WHAT IS REQUIRED: Drop every picture. Then return, exactly, the lines from the beginning of the listing below through the one containing "from matplotlib.patches import Rectangle".

DATA PROVIDED:

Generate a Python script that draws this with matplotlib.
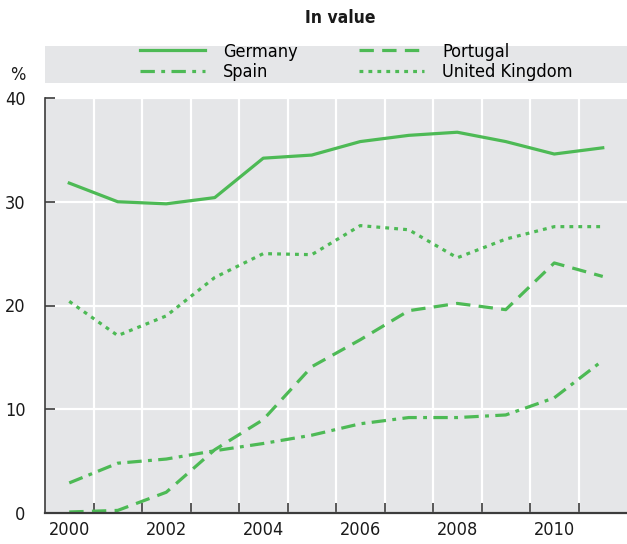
import matplotlib
matplotlib.use('Agg')
from matplotlib import pyplot as plt
from matplotlib.patches import Rectangle

years = list(range(2000, 2012))
germany = [31.8, 30.0, 29.8, 30.4, 34.2, 34.5, 35.8, 36.4, 36.7, 35.8, 34.6, 35.2]
portugal = [0.1, 0.25, 2.0, 6.1, 9.0, 14.1, 16.7, 19.5, 20.2, 19.6, 24.1, 22.8]
spain = [2.9, 4.8, 5.2, 6.0, 6.7, 7.5, 8.6, 9.2, 9.2, 9.45, 11.1, 14.7]
uk = [20.4, 17.1, 19.0, 22.7, 25.0, 24.9, 27.7, 27.3, 24.6, 26.4, 27.6, 27.6]

GREEN = '#4dba55'
BG = '#e5e6e8'
DARK = '#3c3c3c'

plt.rcParams['font.family'] = ['DejaVu Sans']
plt.rcParams['font.stretch'] = 'condensed'

fig = plt.figure(figsize=(6.27, 5.44), dpi=100)
ax = fig.add_axes([45 / 627, 31 / 544, 582 / 627, 415 / 544])
ax.set_facecolor(BG)

x = list(range(len(years)))
lw = 2.3
ax.plot(x, germany, color=GREEN, lw=lw, label='Germany')
ax.plot(x, portugal, color=GREEN, lw=lw, dashes=(4.5, 2.6), label='Portugal')
ax.plot(x, spain, color=GREEN, lw=lw, dashes=(4.5, 2.0, 1.2, 2.0), label='Spain')
ax.plot(x, uk, color=GREEN, lw=lw, dashes=(1.2, 1.6), label='United Kingdom')

ax.set_xlim(-0.5, len(years) - 0.5)
ax.set_ylim(0, 40)
ax.set_xticks(x[::2])
ax.set_xticklabels([str(y) for y in years[::2]])
ax.set_xticks([i + 0.5 for i in x[:-1]], minor=True)
ax.set_yticks([0, 10, 20, 30, 40])

ax.grid(which='minor', axis='x', color='white', lw=1.6)
ax.grid(which='major', axis='y', color='white', lw=1.6)
ax.set_axisbelow(True)

ax.tick_params(axis='x', which='major', length=0, labelsize=13, pad=6, colors='#1a1a1a')
ax.tick_params(axis='x', which='minor', direction='in', length=7, width=1.2, color=DARK)
ax.tick_params(axis='y', direction='in', length=7, width=1.2, color=DARK,
               labelsize=13, pad=14, labelcolor='#1a1a1a')

for side in ['top', 'right']:
    ax.spines[side].set_visible(False)
ax.spines['left'].set_color(DARK)
ax.spines['left'].set_linewidth(1.2)
ax.spines['bottom'].set_color(DARK)
ax.spines['bottom'].set_linewidth(1.6)

# legend band
fig.patches.append(Rectangle((45 / 627, (544 - 83) / 544), 582 / 627, 37 / 544,
                             transform=fig.transFigure, facecolor=BG, edgecolor='none', zorder=0))
handles, labels = ax.get_legend_handles_labels()
order = [0, 2, 1, 3]
fig.legend([handles[i] for i in order], [labels[i] for i in order],
           ncol=2, loc='center', bbox_to_anchor=(356 / 627, (544 - 62) / 544),
           frameon=False, fontsize=13, handlelength=3.6, handletextpad=1.0,
           columnspacing=3.4, labelspacing=0.15, borderpad=0)

fig.text(340 / 627, (544 - 18) / 544, 'In value', ha='center', va='center',
         fontsize=12.5, fontweight='bold', color='#1a1a1a')
fig.text(18 / 627, (544 - 75) / 544, '%', ha='center', va='center', fontsize=13, color='#1a1a1a')

plt.savefig('out.png', dpi=100)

OUTPUT FOR THIS TASK:
Generate a Python script that draws this with matplotlib.
import matplotlib
matplotlib.use('Agg')
from matplotlib import pyplot as plt
from matplotlib.patches import Rectangle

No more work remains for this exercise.